● **Given information**:
——————
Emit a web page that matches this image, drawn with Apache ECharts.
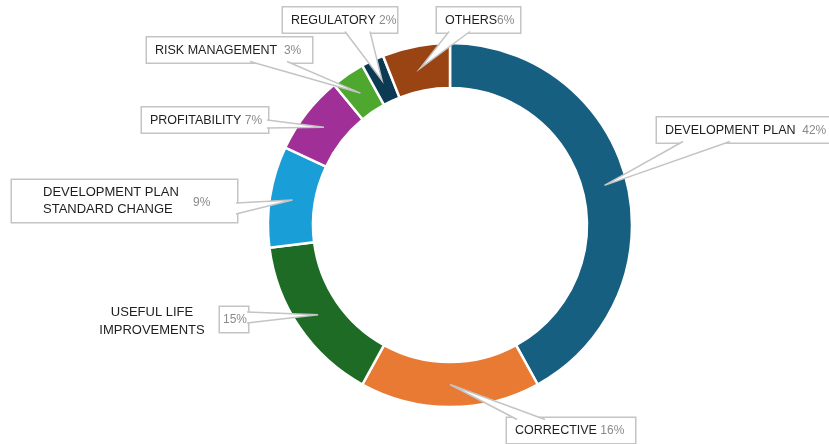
<!DOCTYPE html>
<html>
<head>
<meta charset="utf-8">
<script src="https://cdn.jsdelivr.net/npm/echarts@6/dist/echarts.min.js"></script>
<style>html,body{margin:0;padding:0;background:#fff}#c{width:829px;height:444px}</style>
</head>
<body>
<div id="c"></div>
<script>
// ---- data ----
const categories = ['DEVELOPMENT PLAN', 'CORRECTIVE', 'USEFUL LIFE\nIMPROVEMENTS', 'DEVELOPMENT PLAN\nSTANDARD CHANGE', 'PROFITABILITY', 'RISK MANAGEMENT', 'REGULATORY', 'OTHERS'];
const values = [42, 16, 15, 9, 7, 3, 2, 6];
const percentLabels = ['42%', '16%', '15%', '9%', '7%', '3%', '2%', '6%'];

// ---- styling / layout (not data) ----
const colors = ['#175f80', '#e97a33', '#1d6b24', '#1a9ed8', '#a02f98', '#4ea82f', '#0c3a52', '#9b4413'];
// [left x, middle y] of each name label, and box outer width
const namePos = [[657, 130], [507, 430.5], [152, 321], [12, 201], [142, 120], [147, 50], [283, 20], [437, 20]];
const boxWidth = [210, 128, 0, 225, 126, 165, 114, 83];
const nameGap = ['  ', ' ', '', '', ' ', '  ', ' ', ''];
const pctPos = [null, null, [220, 319.5], [193, 203], null, null, null, null];
// callout wedge base points (on the label box edge)
const wedgeBase = [
  [[683, 141.5], [730, 141.5]],
  [[517, 419.5], [545, 419.5]],
  [[247, 312], [247, 323]],
  [[236, 203], [236, 214]],
  [[267, 120], [267, 128]],
  [[250, 61.5], [287, 61.5]],
  [[345, 31.5], [370, 31.5]],
  [[449, 31.5], [470, 31.5]]
];
const GRAY = '#c4c4c4';
const FONT = "'Liberation Sans', Arial, sans-serif";

const rich = {
  n: { color: '#1e1e1e', fontSize: 12.5, fontFamily: FONT, lineHeight: 16 },
  p: { color: '#8a8a8a', fontSize: 12, fontFamily: FONT, lineHeight: 16 }
};

const labelData = values.map((v, i) => {
  const item = { value: v, name: categories[i] };
  if (i === 2) {
    item.label = { show: true, color: '#1e1e1e', fontSize: 13, fontFamily: FONT, lineHeight: 18,
      formatter: categories[i] };
  } else if (i === 3) {
    item.label = {
      show: true, backgroundColor: '#fff', borderColor: GRAY, borderWidth: 1.5,
      formatter: categories[i], color: '#1e1e1e', fontSize: 13, fontFamily: FONT, lineHeight: 17,
      padding: [4, 8, 4, 31], width: boxWidth[i] - 39, overflow: 'none'
    };
  } else {
    item.label = {
      show: true, backgroundColor: '#fff', borderColor: GRAY, borderWidth: 1.5,
      padding: [5, 6, 4, 8], rich: rich, width: boxWidth[i] - 14, overflow: 'none',
      formatter: '{n|' + categories[i] + '}' + nameGap[i] + '{p|' + percentLabels[i] + '}'
    };
  }
  return item;
});

const pctData = values.map((v, i) => {
  const item = { value: v, name: categories[i] };
  if (i === 2) {
    item.label = { show: true, formatter: percentLabels[i], color: '#8a8a8a', fontSize: 12, fontFamily: FONT,
      lineHeight: 16, backgroundColor: '#fff', borderColor: GRAY, borderWidth: 1.5, padding: [5, 2, 4, 3],
      width: 23, overflow: 'none' };
  } else if (i === 3) {
    item.label = { show: true, formatter: percentLabels[i], color: '#8a8a8a', fontSize: 12, fontFamily: FONT };
  } else {
    item.label = { show: false };
  }
  return item;
});

const common = {
  type: 'pie',
  center: [450, 225],
  radius: [137, 182],
  startAngle: 90,
  clockwise: true,
  avoidLabelOverlap: false,
  animation: false
};

const chart = echarts.init(document.getElementById('c'), null, { renderer: 'canvas' });
chart.setOption({
  backgroundColor: '#fff',
  color: colors,
  series: [
    Object.assign({}, common, {
      z: 2,
      itemStyle: { borderColor: '#fff', borderWidth: 2.5 },
      label: { show: false },
      labelLine: { show: false },
      data: values.map((v, i) => ({ value: v, name: categories[i] }))
    }),
    Object.assign({}, common, {
      z: 4, silent: true,
      itemStyle: { color: 'transparent', borderWidth: 0 },
      label: { position: 'outside' },
      labelLine: { show: false },
      labelLayout: function (p) {
        const pos = namePos[p.dataIndex];
        if (p.dataIndex === 2) return { x: pos[0], y: pos[1], align: 'center', verticalAlign: 'middle' };
        return { x: pos[0], y: pos[1], align: 'left', verticalAlign: 'middle' };
      },
      data: labelData
    }),
    Object.assign({}, common, {
      z: 4, silent: true,
      itemStyle: { color: 'transparent', borderWidth: 0 },
      label: { position: 'outside' },
      labelLine: { show: false },
      labelLayout: function (p) {
        const pos = pctPos[p.dataIndex];
        if (!pos) return {};
        return { x: pos[0], y: pos[1], align: 'left', verticalAlign: 'middle' };
      },
      data: pctData
    })
  ]
});

// callout wedges: tip placed inside each slice using the pie's own layout
const sData = chart.getModel().getSeriesByIndex(0).getData();
const wedges = [];
values.forEach((v, i) => {
  const L = sData.getItemLayout(i);
  const mid = (L.startAngle + L.endAngle) / 2;
  const rr = (L.r0 + L.r) / 2;
  const tip = [L.cx + rr * Math.cos(mid), L.cy + rr * Math.sin(mid)];
  const b = wedgeBase[i];
  wedges.push({
    type: 'polygon', z: 5, silent: true,
    shape: { points: [b[0], tip, b[1]] },
    style: { fill: '#fff', stroke: null }
  });
  wedges.push({
    type: 'polyline', z: 5, silent: true,
    shape: { points: [b[0], tip, b[1]] },
    style: { fill: null, stroke: GRAY, lineWidth: 1.5 }
  });
});
chart.setOption({ graphic: { elements: wedges } });
</script>
</body>
</html>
——————
Retype the data above exactly; pictures are not part of the copy.

● **Solution to the problem**:
Emit a web page that matches this image, drawn with Apache ECharts.
<!DOCTYPE html>
<html>
<head>
<meta charset="utf-8">
<script src="https://cdn.jsdelivr.net/npm/echarts@6/dist/echarts.min.js"></script>
<style>html,body{margin:0;padding:0;background:#fff}#c{width:829px;height:444px}</style>
</head>
<body>
<div id="c"></div>
<script>
// ---- data ----
const categories = ['DEVELOPMENT PLAN', 'CORRECTIVE', 'USEFUL LIFE\nIMPROVEMENTS', 'DEVELOPMENT PLAN\nSTANDARD CHANGE', 'PROFITABILITY', 'RISK MANAGEMENT', 'REGULATORY', 'OTHERS'];
const values = [42, 16, 15, 9, 7, 3, 2, 6];
const percentLabels = ['42%', '16%', '15%', '9%', '7%', '3%', '2%', '6%'];

// ---- styling / layout (not data) ----
const colors = ['#175f80', '#e97a33', '#1d6b24', '#1a9ed8', '#a02f98', '#4ea82f', '#0c3a52', '#9b4413'];
// [left x, middle y] of each name label, and box outer width
const namePos = [[657, 130], [507, 430.5], [152, 321], [12, 201], [142, 120], [147, 50], [283, 20], [437, 20]];
const boxWidth = [210, 128, 0, 225, 126, 165, 114, 83];
const nameGap = ['  ', ' ', '', '', ' ', '  ', ' ', ''];
const pctPos = [null, null, [220, 319.5], [193, 203], null, null, null, null];
// callout wedge base points (on the label box edge)
const wedgeBase = [
  [[683, 141.5], [730, 141.5]],
  [[517, 419.5], [545, 419.5]],
  [[247, 312], [247, 323]],
  [[236, 203], [236, 214]],
  [[267, 120], [267, 128]],
  [[250, 61.5], [287, 61.5]],
  [[345, 31.5], [370, 31.5]],
  [[449, 31.5], [470, 31.5]]
];
const GRAY = '#c4c4c4';
const FONT = "'Liberation Sans', Arial, sans-serif";

const rich = {
  n: { color: '#1e1e1e', fontSize: 12.5, fontFamily: FONT, lineHeight: 16 },
  p: { color: '#8a8a8a', fontSize: 12, fontFamily: FONT, lineHeight: 16 }
};

const labelData = values.map((v, i) => {
  const item = { value: v, name: categories[i] };
  if (i === 2) {
    item.label = { show: true, color: '#1e1e1e', fontSize: 13, fontFamily: FONT, lineHeight: 18,
      formatter: categories[i] };
  } else if (i === 3) {
    item.label = {
      show: true, backgroundColor: '#fff', borderColor: GRAY, borderWidth: 1.5,
      formatter: categories[i], color: '#1e1e1e', fontSize: 13, fontFamily: FONT, lineHeight: 17,
      padding: [4, 8, 4, 31], width: boxWidth[i] - 39, overflow: 'none'
    };
  } else {
    item.label = {
      show: true, backgroundColor: '#fff', borderColor: GRAY, borderWidth: 1.5,
      padding: [5, 6, 4, 8], rich: rich, width: boxWidth[i] - 14, overflow: 'none',
      formatter: '{n|' + categories[i] + '}' + nameGap[i] + '{p|' + percentLabels[i] + '}'
    };
  }
  return item;
});

const pctData = values.map((v, i) => {
  const item = { value: v, name: categories[i] };
  if (i === 2) {
    item.label = { show: true, formatter: percentLabels[i], color: '#8a8a8a', fontSize: 12, fontFamily: FONT,
      lineHeight: 16, backgroundColor: '#fff', borderColor: GRAY, borderWidth: 1.5, padding: [5, 2, 4, 3],
      width: 23, overflow: 'none' };
  } else if (i === 3) {
    item.label = { show: true, formatter: percentLabels[i], color: '#8a8a8a', fontSize: 12, fontFamily: FONT };
  } else {
    item.label = { show: false };
  }
  return item;
});

const common = {
  type: 'pie',
  center: [450, 225],
  radius: [137, 182],
  startAngle: 90,
  clockwise: true,
  avoidLabelOverlap: false,
  animation: false
};

const chart = echarts.init(document.getElementById('c'), null, { renderer: 'canvas' });
chart.setOption({
  backgroundColor: '#fff',
  color: colors,
  series: [
    Object.assign({}, common, {
      z: 2,
      itemStyle: { borderColor: '#fff', borderWidth: 2.5 },
      label: { show: false },
      labelLine: { show: false },
      data: values.map((v, i) => ({ value: v, name: categories[i] }))
    }),
    Object.assign({}, common, {
      z: 4, silent: true,
      itemStyle: { color: 'transparent', borderWidth: 0 },
      label: { position: 'outside' },
      labelLine: { show: false },
      labelLayout: function (p) {
        const pos = namePos[p.dataIndex];
        if (p.dataIndex === 2) return { x: pos[0], y: pos[1], align: 'center', verticalAlign: 'middle' };
        return { x: pos[0], y: pos[1], align: 'left', verticalAlign: 'middle' };
      },
      data: labelData
    }),
    Object.assign({}, common, {
      z: 4, silent: true,
      itemStyle: { color: 'transparent', borderWidth: 0 },
      label: { position: 'outside' },
      labelLine: { show: false },
      labelLayout: function (p) {
        const pos = pctPos[p.dataIndex];
        if (!pos) return {};
        return { x: pos[0], y: pos[1], align: 'left', verticalAlign: 'middle' };
      },
      data: pctData
    })
  ]
});

// callout wedges: tip placed inside each slice using the pie's own layout
const sData = chart.getModel().getSeriesByIndex(0).getData();
const wedges = [];
values.forEach((v, i) => {
  const L = sData.getItemLayout(i);
  const mid = (L.startAngle + L.endAngle) / 2;
  const rr = (L.r0 + L.r) / 2;
  const tip = [L.cx + rr * Math.cos(mid), L.cy + rr * Math.sin(mid)];
  const b = wedgeBase[i];
  wedges.push({
    type: 'polygon', z: 5, silent: true,
    shape: { points: [b[0], tip, b[1]] },
    style: { fill: '#fff', stroke: null }
  });
  wedges.push({
    type: 'polyline', z: 5, silent: true,
    shape: { points: [b[0], tip, b[1]] },
    style: { fill: null, stroke: GRAY, lineWidth: 1.5 }
  });
});
chart.setOption({ graphic: { elements: wedges } });
</script>
</body>
</html>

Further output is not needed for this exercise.